SUPPLIED DATA ▸
==*==
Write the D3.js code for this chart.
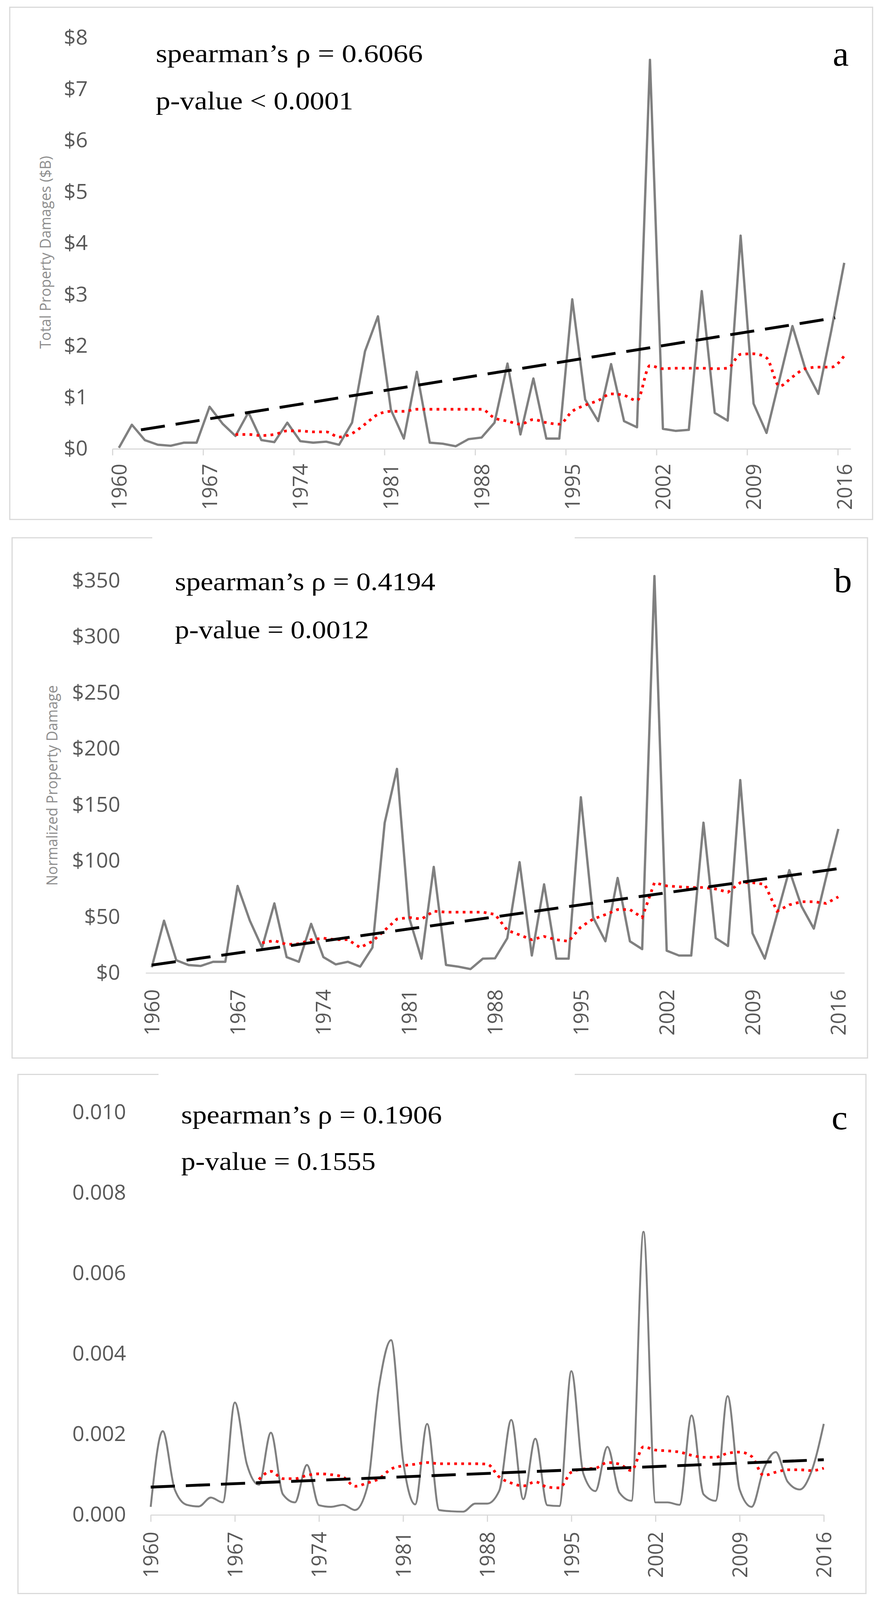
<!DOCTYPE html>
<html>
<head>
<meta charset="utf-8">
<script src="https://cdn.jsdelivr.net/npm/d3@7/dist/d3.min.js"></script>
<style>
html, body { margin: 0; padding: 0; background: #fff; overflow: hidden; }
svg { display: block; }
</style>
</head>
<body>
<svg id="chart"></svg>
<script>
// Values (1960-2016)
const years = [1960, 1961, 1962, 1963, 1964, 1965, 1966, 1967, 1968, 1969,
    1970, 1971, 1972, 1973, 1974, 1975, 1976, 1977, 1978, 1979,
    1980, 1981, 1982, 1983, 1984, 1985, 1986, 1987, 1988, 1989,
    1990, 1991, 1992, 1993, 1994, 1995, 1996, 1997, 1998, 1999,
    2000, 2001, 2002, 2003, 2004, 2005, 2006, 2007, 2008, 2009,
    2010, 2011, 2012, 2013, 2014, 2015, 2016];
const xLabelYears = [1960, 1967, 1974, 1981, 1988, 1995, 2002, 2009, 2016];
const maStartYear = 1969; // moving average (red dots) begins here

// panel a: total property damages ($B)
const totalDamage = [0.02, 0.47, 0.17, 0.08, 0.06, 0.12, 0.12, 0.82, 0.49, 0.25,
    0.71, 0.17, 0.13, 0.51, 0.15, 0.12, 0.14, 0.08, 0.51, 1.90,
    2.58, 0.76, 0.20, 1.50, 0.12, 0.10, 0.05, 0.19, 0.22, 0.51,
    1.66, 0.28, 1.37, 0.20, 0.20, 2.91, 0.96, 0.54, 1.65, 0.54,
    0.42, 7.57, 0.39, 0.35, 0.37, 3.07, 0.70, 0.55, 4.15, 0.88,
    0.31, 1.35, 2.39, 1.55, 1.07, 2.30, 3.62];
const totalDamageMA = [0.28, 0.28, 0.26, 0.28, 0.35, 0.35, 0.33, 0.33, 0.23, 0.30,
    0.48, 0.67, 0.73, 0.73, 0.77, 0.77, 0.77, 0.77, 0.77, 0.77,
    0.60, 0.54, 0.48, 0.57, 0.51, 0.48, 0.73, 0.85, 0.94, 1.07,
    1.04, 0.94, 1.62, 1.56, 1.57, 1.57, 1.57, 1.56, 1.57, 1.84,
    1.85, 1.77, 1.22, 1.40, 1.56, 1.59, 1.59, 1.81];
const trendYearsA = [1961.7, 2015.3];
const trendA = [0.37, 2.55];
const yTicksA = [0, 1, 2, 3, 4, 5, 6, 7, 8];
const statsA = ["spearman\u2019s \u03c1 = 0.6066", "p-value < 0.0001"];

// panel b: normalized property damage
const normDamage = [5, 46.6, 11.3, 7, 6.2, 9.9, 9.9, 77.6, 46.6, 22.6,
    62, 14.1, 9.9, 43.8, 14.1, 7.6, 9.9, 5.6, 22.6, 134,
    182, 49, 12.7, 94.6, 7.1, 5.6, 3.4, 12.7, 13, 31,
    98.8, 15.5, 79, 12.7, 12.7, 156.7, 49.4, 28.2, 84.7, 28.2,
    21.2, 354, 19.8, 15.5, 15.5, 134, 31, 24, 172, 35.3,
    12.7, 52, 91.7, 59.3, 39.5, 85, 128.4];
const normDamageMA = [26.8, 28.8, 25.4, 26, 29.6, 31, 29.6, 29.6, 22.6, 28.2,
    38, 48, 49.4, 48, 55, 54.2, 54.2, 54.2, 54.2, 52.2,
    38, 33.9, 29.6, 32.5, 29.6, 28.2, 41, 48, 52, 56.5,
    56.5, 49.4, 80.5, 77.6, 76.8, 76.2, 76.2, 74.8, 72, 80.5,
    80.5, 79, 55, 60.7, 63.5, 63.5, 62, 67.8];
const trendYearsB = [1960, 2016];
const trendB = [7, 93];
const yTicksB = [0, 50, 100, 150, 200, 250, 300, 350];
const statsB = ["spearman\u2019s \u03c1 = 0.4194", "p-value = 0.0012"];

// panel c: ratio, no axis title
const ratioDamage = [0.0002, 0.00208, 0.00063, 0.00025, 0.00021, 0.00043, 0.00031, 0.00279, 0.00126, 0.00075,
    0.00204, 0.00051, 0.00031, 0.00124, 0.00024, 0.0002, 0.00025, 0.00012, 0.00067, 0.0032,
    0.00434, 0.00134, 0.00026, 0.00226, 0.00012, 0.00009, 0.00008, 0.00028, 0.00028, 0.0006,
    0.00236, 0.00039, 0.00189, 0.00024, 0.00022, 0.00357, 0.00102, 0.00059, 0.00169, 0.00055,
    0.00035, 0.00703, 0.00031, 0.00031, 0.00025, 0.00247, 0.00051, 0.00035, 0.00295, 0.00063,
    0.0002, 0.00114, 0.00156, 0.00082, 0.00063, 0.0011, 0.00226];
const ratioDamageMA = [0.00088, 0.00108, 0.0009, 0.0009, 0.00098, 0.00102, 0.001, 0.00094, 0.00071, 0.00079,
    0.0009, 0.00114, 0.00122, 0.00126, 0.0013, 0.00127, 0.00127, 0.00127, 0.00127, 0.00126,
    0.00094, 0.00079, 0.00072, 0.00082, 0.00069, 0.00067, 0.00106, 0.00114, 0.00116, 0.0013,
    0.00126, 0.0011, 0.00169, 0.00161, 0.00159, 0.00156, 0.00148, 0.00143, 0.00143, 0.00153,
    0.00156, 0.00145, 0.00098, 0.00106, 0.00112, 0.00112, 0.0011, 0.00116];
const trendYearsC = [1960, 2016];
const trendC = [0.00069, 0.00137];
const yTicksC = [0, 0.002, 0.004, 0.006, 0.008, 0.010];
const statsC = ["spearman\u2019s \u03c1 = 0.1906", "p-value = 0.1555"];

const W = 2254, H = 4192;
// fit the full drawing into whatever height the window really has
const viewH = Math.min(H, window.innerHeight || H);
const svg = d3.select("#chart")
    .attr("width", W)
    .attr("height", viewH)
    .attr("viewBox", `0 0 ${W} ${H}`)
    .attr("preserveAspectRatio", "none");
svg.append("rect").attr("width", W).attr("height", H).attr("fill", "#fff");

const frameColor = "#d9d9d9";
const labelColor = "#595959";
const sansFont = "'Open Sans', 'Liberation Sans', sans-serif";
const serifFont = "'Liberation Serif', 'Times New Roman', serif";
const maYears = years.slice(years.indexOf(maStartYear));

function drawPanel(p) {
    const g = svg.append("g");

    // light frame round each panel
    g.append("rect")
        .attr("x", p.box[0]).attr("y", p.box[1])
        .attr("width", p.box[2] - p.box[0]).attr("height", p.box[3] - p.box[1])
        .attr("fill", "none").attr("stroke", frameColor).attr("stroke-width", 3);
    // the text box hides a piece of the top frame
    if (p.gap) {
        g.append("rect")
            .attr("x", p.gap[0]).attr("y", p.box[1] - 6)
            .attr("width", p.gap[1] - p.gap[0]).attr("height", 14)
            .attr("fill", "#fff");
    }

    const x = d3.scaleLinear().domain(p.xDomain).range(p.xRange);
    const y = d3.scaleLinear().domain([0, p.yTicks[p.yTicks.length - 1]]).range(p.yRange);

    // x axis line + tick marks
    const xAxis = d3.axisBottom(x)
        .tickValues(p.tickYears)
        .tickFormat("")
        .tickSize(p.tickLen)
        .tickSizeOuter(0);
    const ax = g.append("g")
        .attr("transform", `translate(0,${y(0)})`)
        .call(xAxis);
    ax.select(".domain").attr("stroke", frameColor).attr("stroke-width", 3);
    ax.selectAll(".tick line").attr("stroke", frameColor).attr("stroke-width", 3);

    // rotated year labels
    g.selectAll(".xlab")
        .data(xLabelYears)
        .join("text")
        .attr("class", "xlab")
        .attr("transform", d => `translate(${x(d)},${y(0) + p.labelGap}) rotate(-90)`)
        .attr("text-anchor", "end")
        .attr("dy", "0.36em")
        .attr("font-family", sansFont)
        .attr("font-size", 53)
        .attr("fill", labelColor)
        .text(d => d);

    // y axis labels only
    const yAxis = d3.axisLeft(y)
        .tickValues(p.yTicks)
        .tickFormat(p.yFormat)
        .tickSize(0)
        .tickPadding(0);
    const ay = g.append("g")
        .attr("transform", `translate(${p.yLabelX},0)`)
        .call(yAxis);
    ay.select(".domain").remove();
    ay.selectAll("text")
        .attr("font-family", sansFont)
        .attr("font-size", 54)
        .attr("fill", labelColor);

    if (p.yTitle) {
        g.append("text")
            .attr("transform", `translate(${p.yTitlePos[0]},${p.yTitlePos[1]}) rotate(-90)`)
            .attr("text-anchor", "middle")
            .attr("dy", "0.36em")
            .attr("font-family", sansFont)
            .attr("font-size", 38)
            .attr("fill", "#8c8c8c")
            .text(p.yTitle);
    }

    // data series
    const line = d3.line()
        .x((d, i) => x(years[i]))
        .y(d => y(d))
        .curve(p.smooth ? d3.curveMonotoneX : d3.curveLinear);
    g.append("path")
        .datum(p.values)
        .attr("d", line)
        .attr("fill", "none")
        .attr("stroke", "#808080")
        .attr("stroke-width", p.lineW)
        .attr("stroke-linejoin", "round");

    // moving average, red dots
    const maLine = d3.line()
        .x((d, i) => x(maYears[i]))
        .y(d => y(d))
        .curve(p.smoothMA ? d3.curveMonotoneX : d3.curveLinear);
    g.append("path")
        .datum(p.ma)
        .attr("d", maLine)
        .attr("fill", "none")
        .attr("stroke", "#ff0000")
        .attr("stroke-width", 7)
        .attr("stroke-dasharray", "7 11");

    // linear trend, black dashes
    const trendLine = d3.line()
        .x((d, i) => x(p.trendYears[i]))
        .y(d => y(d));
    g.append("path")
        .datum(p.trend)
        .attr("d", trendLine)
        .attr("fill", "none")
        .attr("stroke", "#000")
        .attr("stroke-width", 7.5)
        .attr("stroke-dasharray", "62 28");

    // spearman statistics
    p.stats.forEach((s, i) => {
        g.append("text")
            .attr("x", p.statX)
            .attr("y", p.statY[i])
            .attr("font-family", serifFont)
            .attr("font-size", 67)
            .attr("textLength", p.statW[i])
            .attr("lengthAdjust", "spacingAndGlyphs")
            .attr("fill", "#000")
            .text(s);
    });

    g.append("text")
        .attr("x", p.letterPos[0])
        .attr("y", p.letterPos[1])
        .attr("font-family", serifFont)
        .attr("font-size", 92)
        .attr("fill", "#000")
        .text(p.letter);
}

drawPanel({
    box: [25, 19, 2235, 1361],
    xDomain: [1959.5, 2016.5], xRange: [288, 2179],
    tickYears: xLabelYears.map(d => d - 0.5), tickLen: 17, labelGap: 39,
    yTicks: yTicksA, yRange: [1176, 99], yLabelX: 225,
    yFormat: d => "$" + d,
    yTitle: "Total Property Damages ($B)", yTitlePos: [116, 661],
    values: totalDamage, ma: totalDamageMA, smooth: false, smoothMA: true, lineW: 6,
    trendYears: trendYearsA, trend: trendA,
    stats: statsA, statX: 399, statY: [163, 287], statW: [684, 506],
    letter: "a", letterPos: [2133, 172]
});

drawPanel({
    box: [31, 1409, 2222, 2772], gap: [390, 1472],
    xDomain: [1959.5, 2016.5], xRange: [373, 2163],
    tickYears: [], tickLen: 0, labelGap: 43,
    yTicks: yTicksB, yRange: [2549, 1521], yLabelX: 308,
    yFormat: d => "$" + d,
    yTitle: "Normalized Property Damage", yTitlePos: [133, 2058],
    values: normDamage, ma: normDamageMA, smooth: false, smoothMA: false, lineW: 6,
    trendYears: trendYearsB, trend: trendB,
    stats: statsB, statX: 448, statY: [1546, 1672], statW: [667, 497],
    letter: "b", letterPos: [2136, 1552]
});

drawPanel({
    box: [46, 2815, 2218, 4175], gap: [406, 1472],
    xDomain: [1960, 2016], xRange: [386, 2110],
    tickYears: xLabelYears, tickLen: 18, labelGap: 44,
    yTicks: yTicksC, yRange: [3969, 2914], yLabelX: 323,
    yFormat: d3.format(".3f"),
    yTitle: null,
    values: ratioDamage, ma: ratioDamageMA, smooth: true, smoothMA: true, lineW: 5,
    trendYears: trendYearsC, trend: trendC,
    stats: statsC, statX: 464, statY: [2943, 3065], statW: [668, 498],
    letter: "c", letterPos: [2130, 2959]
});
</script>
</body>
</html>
==*==
AIM ▸ Copy all lines from the material that include "chart".

FINISHED EXERCISE ▸
Write the D3.js code for this chart.
<svg id="chart"></svg>
const svg = d3.select("#chart")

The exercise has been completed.